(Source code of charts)
———

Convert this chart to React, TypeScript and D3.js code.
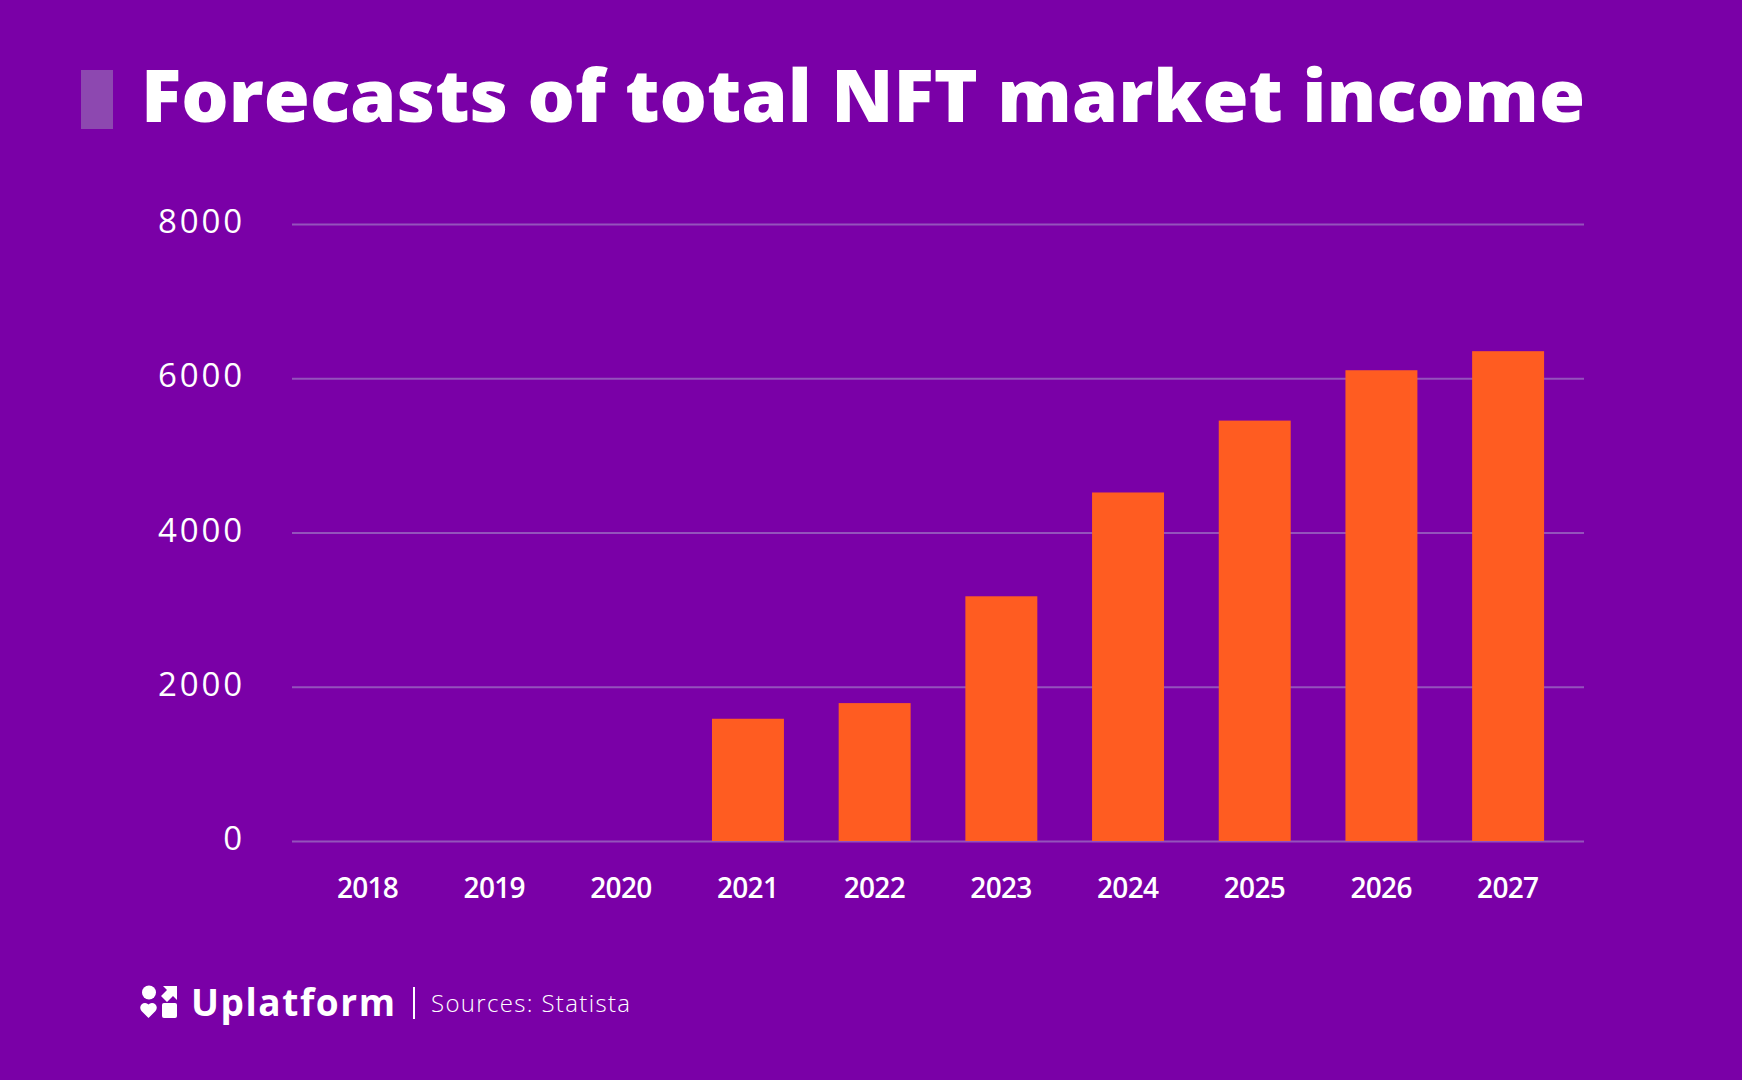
import * as d3 from "d3";
import React, { useRef, useEffect } from "react";

const years = ["2018", "2019", "2020", "2021", "2022", "2023", "2024", "2025", "2026", "2027"];
const income = [0, 0, 0, 1585, 1788, 3173, 4519, 5451, 6104, 6351];
const yTicks = [0, 2000, 4000, 6000, 8000];

const W = 1742;
const H = 1080;
const plot = { left: 292, right: 1584, top: 224, bottom: 841 };
const bg = "#7A00A7";
const barFill = "#FF5C21";
const gridColor = "#9452BC";
const font = "'Open Sans', 'DejaVu Sans', sans-serif";

const App = () => {
	const d3Container = useRef<SVGGElement | null>(null);

	useEffect(() => {
		if (!d3Container.current) return;
		const g = d3.select(d3Container.current);
		g.selectAll("*").remove();

		const xScale = d3
			.scaleBand()
			.domain(years)
			.range([plot.left, plot.right])
			.paddingInner(0.432)
			.paddingOuter(0.315);
		const yScale = d3.scaleLinear().domain([0, 8000]).range([plot.bottom, plot.top]);

		// y axis with grid lines
		const yAxis = g
			.append("g")
			.attr("transform", `translate(${plot.left},0)`)
			.call(
				d3
					.axisLeft(yScale)
					.tickValues(yTicks)
					.tickSizeInner(-(plot.right - plot.left))
					.tickSizeOuter(0)
					.tickPadding(50)
					.tickFormat((v: any) => String(v))
			);
		yAxis.select(".domain").remove();
		yAxis.selectAll(".tick line").attr("stroke", gridColor).attr("stroke-width", 2);
		yAxis
			.selectAll(".tick text")
			.attr("fill", "#ffffff")
			.attr("font-family", font)
			.attr("font-size", 33)
			.attr("font-weight", 400)
			.attr("dy", "0.26em")
			.attr("textLength", (d: any) => (String(d).length === 1 ? 20 : 84));

		// bars
		g.append("g")
			.selectAll("rect")
			.data(years.map((y, i) => ({ year: y, value: income[i] })))
			.enter()
			.append("rect")
			.attr("x", (d: any): any => xScale(d.year))
			.attr("y", (d: any) => yScale(d.value))
			.attr("width", xScale.bandwidth())
			.attr("height", (d: any) => plot.bottom - yScale(d.value))
			.attr("fill", barFill);

		// x axis
		const xAxis = g
			.append("g")
			.attr("transform", `translate(0,${plot.bottom})`)
			.call(d3.axisBottom(xScale).tickSize(0).tickPadding(37));
		xAxis.select(".domain").remove();
		xAxis
			.selectAll(".tick text")
			.attr("fill", "#ffffff")
			.attr("font-family", font)
			.attr("font-size", 28)
			.attr("font-weight", 600)
			.attr("textLength", 62);
	}, []);

	return (
		<svg
			width={W}
			height={H}
			style={{ position: "absolute", left: 0, top: 0, display: "block" }}>
			<rect x={0} y={0} width={W} height={H} fill={bg} />
			{/* title */}
			<rect x={81} y={70} width={32} height={59} fill="#8D48B0" />
			<text
				x={141}
				y={122}
				fill="#ffffff"
				fontFamily={font}
				fontSize={72}
				fontWeight={800}
				textLength={1444}
				lengthAdjust="spacingAndGlyphs">
				Forecasts of total NFT market income
			</text>
			<g ref={d3Container} />
			{/* footer logo */}
			<g fill="#ffffff">
				<circle cx={149} cy={992.5} r={7} />
				<path d="M163,986 L177,986 L177,1000 L173,996 L167,1002 L161,996 L167,990 Z" />
				<path d="M148.5,1018 L141.5,1011 A4,4 0 0 1 148.5,1004.5 A4,4 0 0 1 155.5,1011 Z" />
				<rect x={162} y={1003} width={15} height={15} rx={2} />
			</g>
			<text
				x={191}
				y={1016}
				fill="#ffffff"
				fontFamily={font}
				fontSize={37}
				fontWeight={700}
				textLength={204}>
				Uplatform
			</text>
			<line x1={414} x2={414} y1={987} y2={1019} stroke="#ffffff" strokeWidth={2} />
			<text
				x={431}
				y={1012}
				fill="#ffffff"
				fontFamily={font}
				fontSize={24}
				fontWeight={300}
				textLength={199}>
				Sources: Statista
			</text>
		</svg>
	);
};

export default App;
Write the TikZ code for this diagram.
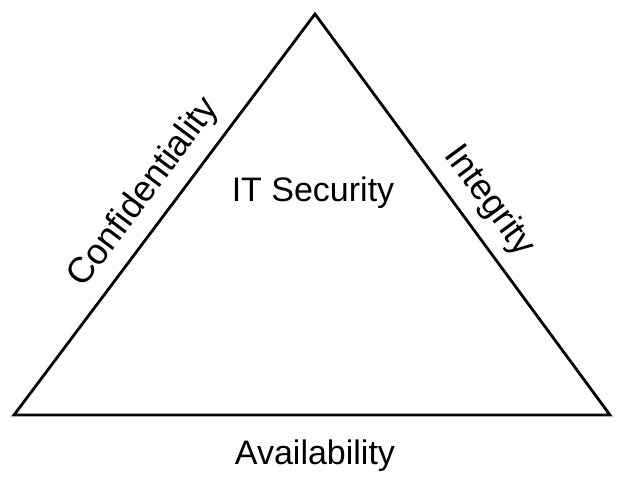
\documentclass[tikz,border=0pt]{standalone}
\usepackage{fontspec}
\setmainfont{Liberation Sans}
\usetikzlibrary{calc}
\begin{document}
\begin{tikzpicture}[x=1pt,y=1pt,
  edge/.style={line width=2.8pt, line join=miter},
  lbl/.style={font=\fontsize{34}{40}\selectfont, inner sep=0pt},
  sidelbl/.style={font=\fontsize{36}{42}\selectfont, inner sep=0pt, anchor=base}]
\useasboundingbox (0,0) rectangle (625,481);
\coordinate (T) at (315,467);
\coordinate (L) at (14,66);
\coordinate (R) at (610,66);
\draw[edge] (T) -- (L) -- (R) -- cycle;
\node[sidelbl, rotate=53.1] (conf) at ($($(L)!0.51!(T)$)!20pt!90:(T)$) {Confidentiality};
\node[sidelbl, rotate=-53.6] (integ) at ($($(T)!0.51!(R)$)!20pt!90:(R)$) {Integrity};
\node[lbl, anchor=base] (its) at (313,279) {IT Security};
\node[lbl, anchor=base] (avail) at (315,16) {Availability};
\end{tikzpicture}
\end{document}
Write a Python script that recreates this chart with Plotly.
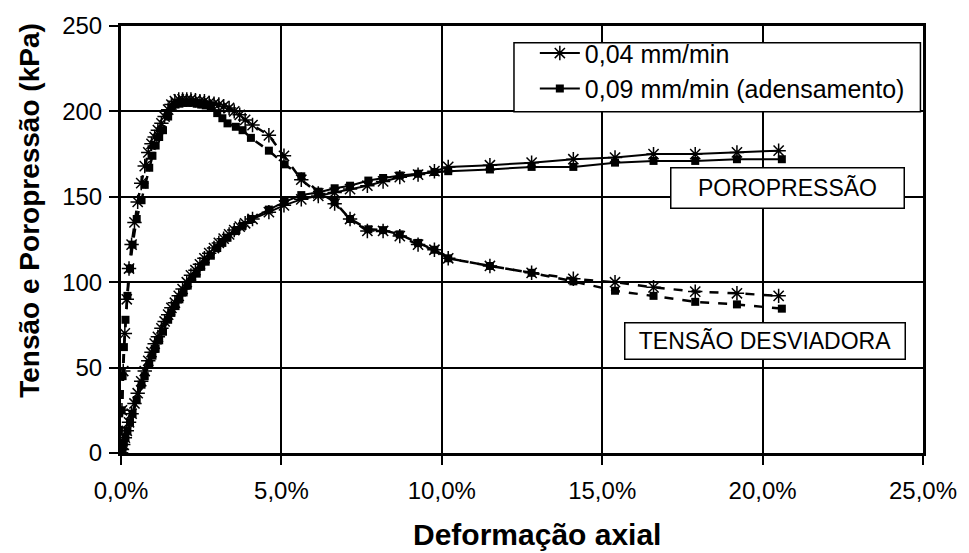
import plotly.graph_objects as go

# ---------------- data ----------------
# 0,04 mm/min (asterisk markers)
strain_a = [0.00, 0.03, 0.07, 0.12, 0.18, 0.25, 0.33, 0.42, 0.52, 0.63, 0.74, 0.85, 0.95, 1.05,
            1.15, 1.26, 1.36, 1.47, 1.57, 1.68, 1.80, 1.92, 2.05, 2.18, 2.32, 2.46, 2.60, 2.75,
            2.90, 3.05, 3.20, 3.37, 3.53, 3.70, 3.87, 4.10, 4.61, 5.08, 5.62, 6.15, 6.66, 7.14,
            7.68, 8.17, 8.69, 9.26, 9.77, 10.2, 11.5, 12.8, 14.1, 15.4, 16.6, 17.9, 19.2, 20.5]
dev_a = [0, 25, 48, 70, 90, 108, 122, 135, 147, 158, 168, 176, 181, 185,
         189, 193, 197, 201, 204, 206, 207, 207, 207, 207, 206.5, 206, 206, 205,
         204.5, 204, 203, 202, 200, 198, 195, 192, 186, 174, 160, 152, 146, 137,
         130, 130, 127, 122, 119, 114, 109.5, 105.5, 102, 100, 97, 94.5, 93.5, 92]
pore_a = [0, 2, 5, 9, 13, 18, 23, 29, 35, 42, 48, 54, 59, 64,
          68, 73, 77, 81, 85, 88, 92, 96, 100, 104, 107, 110.5, 114, 117,
          120, 123, 125.5, 128, 130.5, 132.5, 134.5, 137, 141, 145, 148.5, 150.5, 152.5, 154.5,
          156.5, 159, 161.5, 163, 165, 167.5, 168.5, 170, 172, 173, 175, 175, 176, 177]

# 0,09 mm/min (adensamento) (square markers)
strain_b = [0.00, 0.02, 0.05, 0.09, 0.14, 0.20, 0.28, 0.36, 0.49, 0.64, 0.74, 0.88, 0.98, 1.08,
            1.19, 1.31, 1.47, 1.57, 1.70, 1.82, 1.95, 2.08, 2.22, 2.36, 2.50, 2.64, 2.80, 3.00,
            3.16, 3.32, 3.58, 3.79, 4.05, 4.61, 5.10, 5.62, 6.15, 6.66, 7.14, 7.71, 8.17, 8.69,
            9.26, 9.77, 10.2, 11.5, 12.8, 14.1, 15.4, 16.6, 17.9, 19.2, 20.6]
dev_b = [0, 25, 45, 62, 78, 92, 108, 122, 137, 148, 157, 167, 174, 180,
         185, 189, 197, 202, 204, 204.5, 205, 205, 205, 204.5, 204, 203.5, 203, 199,
         196, 193, 191, 189, 184.5, 177, 169, 162, 153, 147, 137, 131, 130.5, 128,
         123, 119, 114, 109.5, 105.5, 100.5, 95, 92, 88.5, 87, 84.5]
pore_b = [0, 1, 3, 6, 9, 13, 18, 23, 31, 40, 45, 52, 57, 61,
          66, 71, 78, 82, 86, 90, 94, 98, 102, 105, 109, 112, 115.5, 120,
          123, 126, 130, 133, 137, 142.5, 147, 151, 152.5, 155, 156.5, 159.5, 161, 162.5,
          163.5, 164.5, 165, 166, 167.5, 167.5, 170, 171, 171, 172, 172]

x_tickvals = [0, 5, 10, 15, 20, 25]
x_ticktext = ["0,0%", "5,0%", "10,0%", "15,0%", "20,0%", "25,0%"]
y_tickvals = [0, 50, 100, 150, 200, 250]

name_a = "0,04 mm/min"
name_b = "0,09 mm/min (adensamento)"
label_pore = "POROPRESSÃO"
label_dev = "TENSÃO DESVIADORA"
x_title = "Deformação axial"
y_title = "Tensão e Poropressão (kPa)"

# ---------------- figure ----------------
FONT = "Liberation Sans, Arial, sans-serif"
BLACK = "#000000"

mk_a = dict(symbol="asterisk-open", size=12, color=BLACK, line=dict(color=BLACK, width=1.5))
mk_b = dict(symbol="square", size=8, color=BLACK, line=dict(color=BLACK, width=0))

fig = go.Figure()
# deviator stress (dashed)
fig.add_trace(go.Scatter(x=strain_a, y=dev_a, mode="lines+markers", showlegend=False,
                         line=dict(color=BLACK, width=2.5, dash="dash"), marker=mk_a))
fig.add_trace(go.Scatter(x=strain_b, y=dev_b, mode="lines+markers", showlegend=False,
                         line=dict(color=BLACK, width=2.5, dash="dash"), marker=mk_b))
# pore pressure (solid) -> legend entries
fig.add_trace(go.Scatter(x=strain_a, y=pore_a, mode="lines+markers", name=name_a,
                         line=dict(color=BLACK, width=2), marker=mk_a))
fig.add_trace(go.Scatter(x=strain_b, y=pore_b, mode="lines+markers", name=name_b,
                         line=dict(color=BLACK, width=2), marker=mk_b))

axis_common = dict(
    showline=True, linecolor=BLACK, linewidth=3, mirror=True,
    showgrid=True, gridcolor=BLACK, gridwidth=1.5,
    ticks="outside", ticklen=9, tickwidth=1.5, tickcolor=BLACK,
    zeroline=False,
    tickfont=dict(family=FONT, size=24, color=BLACK),
)

fig.update_xaxes(range=[0, 25], tickvals=x_tickvals, ticktext=x_ticktext,
                 ticklabelstandoff=5, **axis_common)
fig.update_yaxes(range=[0, 250], tickvals=y_tickvals, ticklabelstandoff=2, **axis_common)

fig.update_layout(
    width=969, height=553,
    margin=dict(l=121, r=40, t=20, b=100),
    paper_bgcolor="white", plot_bgcolor="white",
    font=dict(family=FONT, color=BLACK),
    legend=dict(
        x=0.516, y=0.99, xanchor="left", yanchor="top",
        bgcolor="rgba(0,0,0,0)", borderwidth=0,
        font=dict(family=FONT, size=25, color=BLACK),
        tracegroupgap=0, itemwidth=40,
    ),
    shapes=[
        # legend frame (drawn above the grid, below the data)
        dict(type="rect", xref="x", yref="y", x0=12.25, x1=24.92, y0=199.8, y1=240.2,
             layer="between", fillcolor="white", line=dict(color=BLACK, width=1.5)),
    ],
    annotations=[
        dict(x=20.79, y=155, xref="x", yref="y", text=label_pore, showarrow=False,
             font=dict(family=FONT, size=23, color=BLACK), width=230, height=37,
             bordercolor=BLACK, borderwidth=1.5, borderpad=1, bgcolor="white"),
        dict(x=20.08, y=65.8, xref="x", yref="y", text=label_dev, showarrow=False,
             font=dict(family=FONT, size=23, color=BLACK), width=277, height=33,
             bordercolor=BLACK, borderwidth=1.5, borderpad=1, bgcolor="white"),
        dict(x=0.5186, y=-0.19, xref="paper", yref="paper", text="<b>" + x_title + "</b>",
             showarrow=False, xanchor="center", yanchor="middle",
             font=dict(family=FONT, size=30, color=BLACK)),
        dict(x=-0.1151, y=0.569, xref="paper", yref="paper", text="<b>" + y_title + "</b>",
             showarrow=False, textangle=-90, xanchor="center", yanchor="middle",
             font=dict(family=FONT, size=28, color=BLACK)),
    ],
)

fig.write_html("out.html")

———

DIRECTIONS
Only the lines from the one holding "Write a Python" to the one holding "import plotly.graph_objects as go" should be returned, both included and exactly as written, with no pictures.

FULL OUTPUT
Write a Python script that recreates this chart with Plotly.
import plotly.graph_objects as go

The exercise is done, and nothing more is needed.